Common Flower Container Garden Mistakes To Avoid
Even when you know how to make a flower container garden, a few common slips can spoil the result. Avoiding these saves time, money, and frustration.
Overstuffed pots look lush for a few weeks, then stall when roots run out of space and moisture. Leave some growing room when planting, especially for strong growers like petunias or trailing verbena.
Another frequent problem is undersized containers. Tiny pots dry out faster than you can water in hot weather. When in doubt, pick the larger pot so compost holds more moisture and roots have room to spread.

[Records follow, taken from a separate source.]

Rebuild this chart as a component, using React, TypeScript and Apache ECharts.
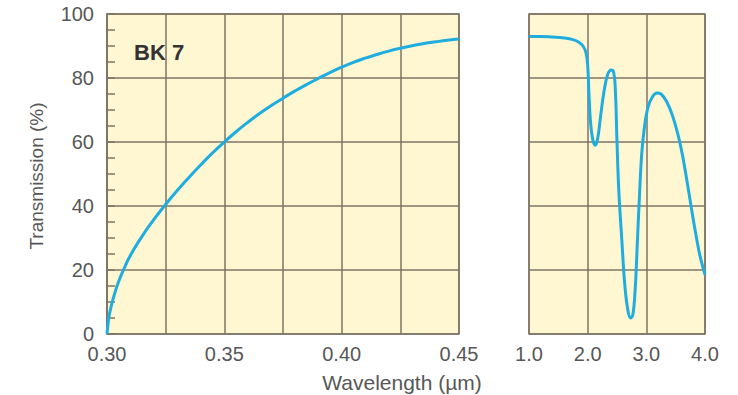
import React, { useEffect, useRef } from "react";
import * as echarts from "echarts";

const uvWavelength = [0.300, 0.3005, 0.301, 0.302, 0.303, 0.305, 0.307, 0.310, 0.315, 0.320, 0.325, 0.330, 0.335, 0.340, 0.345, 0.350, 0.355, 0.360, 0.365, 0.370, 0.375, 0.380, 0.385, 0.390, 0.395, 0.400, 0.405, 0.410, 0.415, 0.420, 0.425, 0.430, 0.435, 0.440, 0.445, 0.450];
const uvTransmission = [0, 3.5, 6, 9.3, 12, 16.5, 20, 24.6, 30.6, 35.8, 40.5, 44.9, 49.0, 52.9, 56.6, 60.0, 63.2, 66.15, 68.9, 71.4, 73.7, 75.9, 77.95, 79.85, 81.7, 83.4, 84.9, 86.2, 87.35, 88.4, 89.3, 90.1, 90.75, 91.3, 91.8, 92.2];

const irWavelength = [1.00, 1.20, 1.40, 1.60, 1.75, 1.85, 1.92, 1.97, 2.00, 2.02, 2.05, 2.09, 2.13, 2.17, 2.22, 2.28, 2.34, 2.40, 2.44, 2.47, 2.50, 2.53, 2.58, 2.63, 2.68, 2.73, 2.77, 2.81, 2.85, 2.88, 2.92, 2.97, 3.03, 3.10, 3.18, 3.25, 3.35, 3.45, 3.55, 3.62, 3.70, 3.78, 3.86, 3.92, 4.00];
const irTransmission = [93, 93, 92.8, 92.5, 92, 91.2, 90, 88, 84, 76, 66, 60.5, 59, 61, 68, 76, 81, 82.5, 82, 77, 60, 45, 30, 16, 8, 5, 6, 14, 30, 42, 56, 65, 71, 74, 75.3, 75, 72.5, 68, 61.5, 55.5, 47, 38, 29.5, 24, 18.5];

const yTicks = [0, 20, 40, 60, 80, 100];
const glassLabel = "BK 7";
const xTitle = "Wavelength (\u00b5m)";
const yTitle = "Transmission (%)";

const GRID = "#7f7464";
const TEXT = "#575757";
const CURVE = "#1fade0";
const BG = "#fef7d2";
const FONT = "'Liberation Sans', Arial, sans-serif";

export default function App() {
  const ref = useRef<HTMLDivElement>(null);
  useEffect(() => {
    if (!ref.current) return;
    const chart = echarts.init(ref.current, null, { renderer: "svg" });
    const uvData = uvWavelength.map((w, i) => [w, uvTransmission[i]]);
    const irData = irWavelength.map((w, i) => [w, irTransmission[i]]);
    const lbl = { color: TEXT, fontSize: 20, fontFamily: FONT };
    chart.setOption({
      animation: false,
      grid: [
        { left: 107, top: 14, width: 352, height: 320, show: true, backgroundColor: BG, borderColor: GRID, borderWidth: 1.5 },
        { left: 529, top: 14, width: 176, height: 320, show: true, backgroundColor: BG, borderColor: GRID, borderWidth: 1.5 },
      ],
      xAxis: [
        {
          type: "value", gridIndex: 0, min: 0.3, max: 0.45, interval: 0.05,
          axisLine: { show: false }, axisTick: { show: false },
          splitLine: { show: true, lineStyle: { color: GRID, width: 1.5 } },
          minorSplitLine: { show: true, lineStyle: { color: GRID, width: 1.5 } },
          minorTick: { show: false, splitNumber: 2 },
          axisLabel: { ...lbl, margin: 10, formatter: (v: number) => v.toFixed(2) },
        },
        {
          type: "value", gridIndex: 1, min: 1, max: 4, interval: 1,
          axisLine: { show: false }, axisTick: { show: false },
          splitLine: { show: true, lineStyle: { color: GRID, width: 1.5 } },
          axisLabel: { ...lbl, margin: 10, formatter: (v: number) => v.toFixed(1) },
        },
      ],
      yAxis: [
        {
          type: "value", gridIndex: 0, min: yTicks[0], max: yTicks[yTicks.length - 1], interval: 20,
          axisLine: { show: true, lineStyle: { color: GRID, width: 1.5 } },
          axisTick: { show: true, inside: true, length: 8, lineStyle: { color: GRID, width: 1.5 } },
          minorTick: { show: true, splitNumber: 4, length: 8, lineStyle: { color: GRID, width: 1.5 } },
          splitLine: { show: true, lineStyle: { color: GRID, width: 1.5 } },
          axisLabel: { ...lbl, margin: 13 },
        },
        {
          type: "value", gridIndex: 1, min: 0, max: 100, interval: 20,
          axisLine: { show: false }, axisTick: { show: false },
          splitLine: { show: true, lineStyle: { color: GRID, width: 1.5 } },
          axisLabel: { show: false },
        },
      ],
      series: [
        { type: "line", xAxisIndex: 0, yAxisIndex: 0, data: uvData, smooth: 0.5, showSymbol: false, lineStyle: { color: CURVE, width: 3 } },
        { type: "line", xAxisIndex: 1, yAxisIndex: 1, data: irData, smooth: 0.4, showSymbol: false, lineStyle: { color: CURVE, width: 3 } },
      ],
      graphic: [
        { type: "text", x: 134, y: 52, style: { text: glassLabel, font: `bold 22px ${FONT}`, fill: "#333", verticalAlign: "middle" } },
        { type: "text", x: 402, y: 382, style: { text: xTitle, font: `21px ${FONT}`, fill: TEXT, align: "center", verticalAlign: "middle" } },
        { type: "text", x: 36, y: 176, rotation: Math.PI / 2, style: { text: yTitle, font: `19px ${FONT}`, fill: TEXT, align: "center", verticalAlign: "middle" } },
      ],
    });
    return () => chart.dispose();
  }, []);
  return <div ref={ref} style={{ position: "fixed", left: 0, top: 0, width: 738, height: 395, background: "#fff" }} />;
}
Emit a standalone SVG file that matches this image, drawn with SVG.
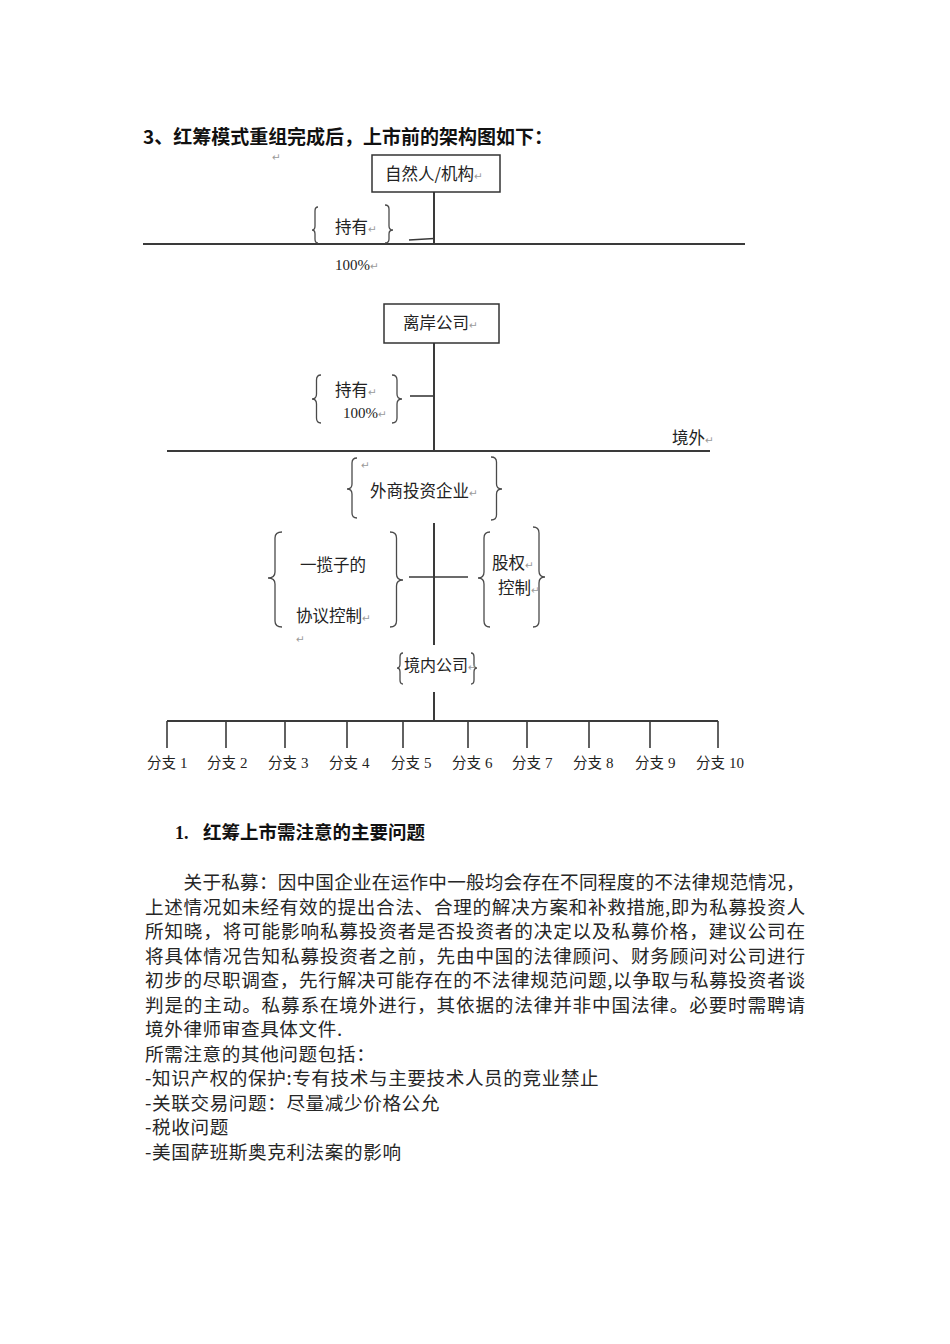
<svg xmlns="http://www.w3.org/2000/svg" width="950" height="1344" viewBox="0 0 950 1344">
<style>
.ln{stroke:#3a3a3a;stroke-width:2;fill:none}
.st{stroke:#3a3a3a;stroke-width:1.6;fill:none}
.br{stroke:#4a4a4a;stroke-width:1.3;fill:none}
.box{fill:#fff;stroke:#333;stroke-width:1.5}
.lbl{font-family:"Noto Sans CJK SC","Noto Sans",sans-serif;font-size:16.5px;fill:#222}
.num{font-family:"Liberation Serif",serif;font-size:15px;fill:#222}
.pm{font-family:"DejaVu Sans",sans-serif;font-size:10.5px;fill:#9a9a9a}
.br-l{font-family:"Noto Sans CJK SC",sans-serif;font-size:14.5px;fill:#222}
.br-n{font-family:"Liberation Serif",serif;font-size:15px;fill:#222}
.ttl{font-family:"Noto Sans CJK SC",sans-serif;font-size:19px;font-weight:700;fill:#111}
.hd{font-family:"Noto Sans CJK SC",sans-serif;font-size:18.5px;font-weight:700;fill:#111}
.hdn{font-family:"Liberation Serif",serif;font-size:18px;font-weight:700;fill:#111}
.body{font-family:"Noto Sans CJK SC",sans-serif;font-size:18.6px;fill:#262626}
</style>
<rect width="950" height="1344" fill="#fff"/>

<g id="title">
<text class="ttl" x="143" y="144" textLength="410" lengthAdjust="spacing">3、红筹模式重组完成后，上市前的架构图如下：</text>
<text class="pm" x="272" y="161">↵</text>
</g>

<g id="connectors">
<line class="ln" x1="434" y1="192" x2="434" y2="244"/>
<line class="st" x1="409" y1="240" x2="434" y2="238.5"/>
<line class="ln" x1="143" y1="244" x2="745" y2="244"/>
<line class="ln" x1="434" y1="343" x2="434" y2="451"/>
<line class="st" x1="410" y1="396" x2="434" y2="396"/>
<line class="ln" x1="167" y1="451" x2="710" y2="451"/>
<line class="ln" x1="434" y1="523" x2="434" y2="645"/>
<line class="st" x1="409" y1="577" x2="468" y2="577"/>
<line class="ln" x1="434" y1="692" x2="434" y2="721"/>
<line class="ln" x1="167" y1="721" x2="718" y2="721"/>
<line class="st" x1="167" y1="721" x2="167" y2="748"/>
<line class="st" x1="226" y1="721" x2="226" y2="748"/>
<line class="st" x1="285" y1="721" x2="285" y2="748"/>
<line class="st" x1="347" y1="721" x2="347" y2="748"/>
<line class="st" x1="403" y1="721" x2="403" y2="748"/>
<line class="st" x1="468" y1="721" x2="468" y2="748"/>
<line class="st" x1="527" y1="721" x2="527" y2="748"/>
<line class="st" x1="589" y1="721" x2="589" y2="748"/>
<line class="st" x1="650" y1="721" x2="650" y2="748"/>
<line class="st" x1="718" y1="721" x2="718" y2="748"/>
</g>

<g id="node-ziranren">
<rect class="box" x="372" y="155" width="128" height="37"/>
<text class="lbl" x="385" y="180">自然人/机构<tspan class="pm">↵</tspan></text>
</g>

<g id="node-chiyou-1">
<path class="br" d="M318,207 Q315,207 315,211 L315,226 Q315,230 312,230 Q315,230 315,234 L315,239 Q315,243 318,243"/>
<path class="br" d="M385,205 Q389,205 389,209 L389,226 Q389,230 393,230 Q389,230 389,234 L389,239 Q389,243 385,243"/>
<text class="lbl" x="335" y="233">持有<tspan class="pm">↵</tspan></text>
<text class="num" x="335" y="270">100%<tspan class="pm">↵</tspan></text>
</g>

<g id="node-lian">
<rect class="box" x="384" y="304" width="115" height="39"/>
<text class="lbl" x="403" y="329">离岸公司<tspan class="pm">↵</tspan></text>
</g>

<g id="node-chiyou-2">
<path class="br" d="M321,375 Q316.5,375 316.5,380 L316.5,394 Q316.5,399 312,399 Q316.5,399 316.5,404 L316.5,418 Q316.5,423 321,423"/>
<path class="br" d="M392,375 Q397,375 397,380 L397,394 Q397,399 402,399 Q397,399 397,404 L397,418 Q397,423 392,423"/>
<text class="lbl" x="335" y="396">持有<tspan class="pm">↵</tspan></text>
<text class="num" x="343" y="418">100%<tspan class="pm">↵</tspan></text>
</g>

<g id="node-jingwai">
<text class="lbl" x="672" y="444">境外<tspan class="pm">↵</tspan></text>
</g>

<g id="node-waishang">
<path class="br" d="M357,458 Q352,458 352,463 L352,484 Q352,489 347,489 Q352,489 352,494 L352,513 Q352,518 357,518"/>
<path class="br" d="M491,457 Q496.5,457 496.5,462 L496.5,484 Q496.5,489 502,489 Q496.5,489 496.5,494 L496.5,515 Q496.5,520 491,520"/>
<text class="pm" x="361" y="469">↵</text>
<text class="lbl" x="370" y="497">外商投资企业<tspan class="pm">↵</tspan></text>
</g>

<g id="node-xieyi">
<path class="br" d="M282,532 Q275,532 275,538 L275,572 Q275,578 268,578 Q275,578 275,584 L275,621 Q275,627 282,627"/>
<path class="br" d="M390,532 Q396.5,532 396.5,538 L396.5,574 Q396.5,580 403,580 Q396.5,580 396.5,586 L396.5,621 Q396.5,627 390,627"/>
<text class="lbl" x="300" y="571">一揽子的</text>
<text class="lbl" x="296" y="622">协议控制<tspan class="pm">↵</tspan></text>
<text class="pm" x="296" y="643">↵</text>
</g>

<g id="node-guquan">
<path class="br" d="M490,532 Q484,532 484,538 L484,572 Q484,578 478,578 Q484,578 484,584 L484,621 Q484,627 490,627"/>
<path class="br" d="M533,527 Q539,527 539,533 L539,571 Q539,577 545,577 Q539,577 539,583 L539,621 Q539,627 533,627"/>
<text class="lbl" x="492" y="569">股权<tspan class="pm">↵</tspan></text>
<text class="lbl" x="498" y="594">控制<tspan class="pm">↵</tspan></text>
</g>

<g id="node-jingnei">
<path class="br" d="M403,653 Q400,653 400,657 L400,664 Q400,668 397,668 Q400,668 400,672 L400,680 Q400,684 403,684"/>
<path class="br" d="M471,653 Q474,653 474,657 L474,664 Q474,668 477,668 Q474,668 474,672 L474,680 Q474,684 471,684"/>
<text class="lbl" x="404" y="671" style="font-size:16px">境内公司<tspan class="pm">↵</tspan></text>
</g>

<g id="node-branch-1"><text x="147" y="768"><tspan class="br-l">分支</tspan><tspan class="br-n" dx="4">1</tspan></text></g>
<g id="node-branch-2"><text x="207" y="768"><tspan class="br-l">分支</tspan><tspan class="br-n" dx="4">2</tspan></text></g>
<g id="node-branch-3"><text x="268" y="768"><tspan class="br-l">分支</tspan><tspan class="br-n" dx="4">3</tspan></text></g>
<g id="node-branch-4"><text x="329" y="768"><tspan class="br-l">分支</tspan><tspan class="br-n" dx="4">4</tspan></text></g>
<g id="node-branch-5"><text x="391" y="768"><tspan class="br-l">分支</tspan><tspan class="br-n" dx="4">5</tspan></text></g>
<g id="node-branch-6"><text x="452" y="768"><tspan class="br-l">分支</tspan><tspan class="br-n" dx="4">6</tspan></text></g>
<g id="node-branch-7"><text x="512" y="768"><tspan class="br-l">分支</tspan><tspan class="br-n" dx="4">7</tspan></text></g>
<g id="node-branch-8"><text x="573" y="768"><tspan class="br-l">分支</tspan><tspan class="br-n" dx="4">8</tspan></text></g>
<g id="node-branch-9"><text x="635" y="768"><tspan class="br-l">分支</tspan><tspan class="br-n" dx="4">9</tspan></text></g>
<g id="node-branch-10"><text x="696" y="768"><tspan class="br-l">分支</tspan><tspan class="br-n" dx="4">10</tspan></text></g>

<g id="section">
<text x="175" y="839"><tspan class="hdn">1.</tspan><tspan class="hd" x="203">红筹上市需注意的主要问题</tspan></text>
<text class="body" x="183.6" y="889" textLength="621" lengthAdjust="spacing">关于私募：因中国企业在运作中一般均会存在不同程度的不法律规范情况，</text>
<text class="body" x="145" y="913.5" textLength="660" lengthAdjust="spacing">上述情况如未经有效的提出合法、合理的解决方案和补救措施,即为私募投资人</text>
<text class="body" x="145" y="938" textLength="660" lengthAdjust="spacing">所知晓，将可能影响私募投资者是否投资者的决定以及私募价格，建议公司在</text>
<text class="body" x="145" y="962.5" textLength="660" lengthAdjust="spacing">将具体情况告知私募投资者之前，先由中国的法律顾问、财务顾问对公司进行</text>
<text class="body" x="145" y="987" textLength="660" lengthAdjust="spacing">初步的尽职调查，先行解决可能存在的不法律规范问题,以争取与私募投资者谈</text>
<text class="body" x="145" y="1011.5" textLength="660" lengthAdjust="spacing">判是的主动。私募系在境外进行，其依据的法律并非中国法律。必要时需聘请</text>
<text class="body" x="145" y="1036" letter-spacing="0.6">境外律师审查具体文件.</text>
<text class="body" x="145" y="1060.5" letter-spacing="0.6">所需注意的其他问题包括：</text>
<text class="body" x="145" y="1085" letter-spacing="0.6">-知识产权的保护:专有技术与主要技术人员的竞业禁止</text>
<text class="body" x="145" y="1109.5" letter-spacing="0.6">-关联交易问题：尽量减少价格公允</text>
<text class="body" x="145" y="1134" letter-spacing="0.6">-税收问题</text>
<text class="body" x="145" y="1158.5" letter-spacing="0.6">-美国萨班斯奥克利法案的影响</text>
</g>
</svg>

Skipping drainage brings trouble too. A pot without drainage holes may seem handy indoors or on a clean patio, but waterlogged compost slowly suffocates roots. If you fall in love with a pot with no holes, slip a plastic pot with holes inside it instead.
Bringing It All Together
A flower container garden does not need rare plants or complicated layouts. Solid basics, a few simple design rules, and steady care give beautiful results. Start with one or two well planned containers, learn how they behave through a season, then build from there.
Once you have seen how to make a flower container garden work on your own doorstep, those skills carry across to window boxes, hanging baskets, and even edible pots filled with herbs and salad. Step by step, your pots will turn into a small, colorful garden that fits the space and time you have.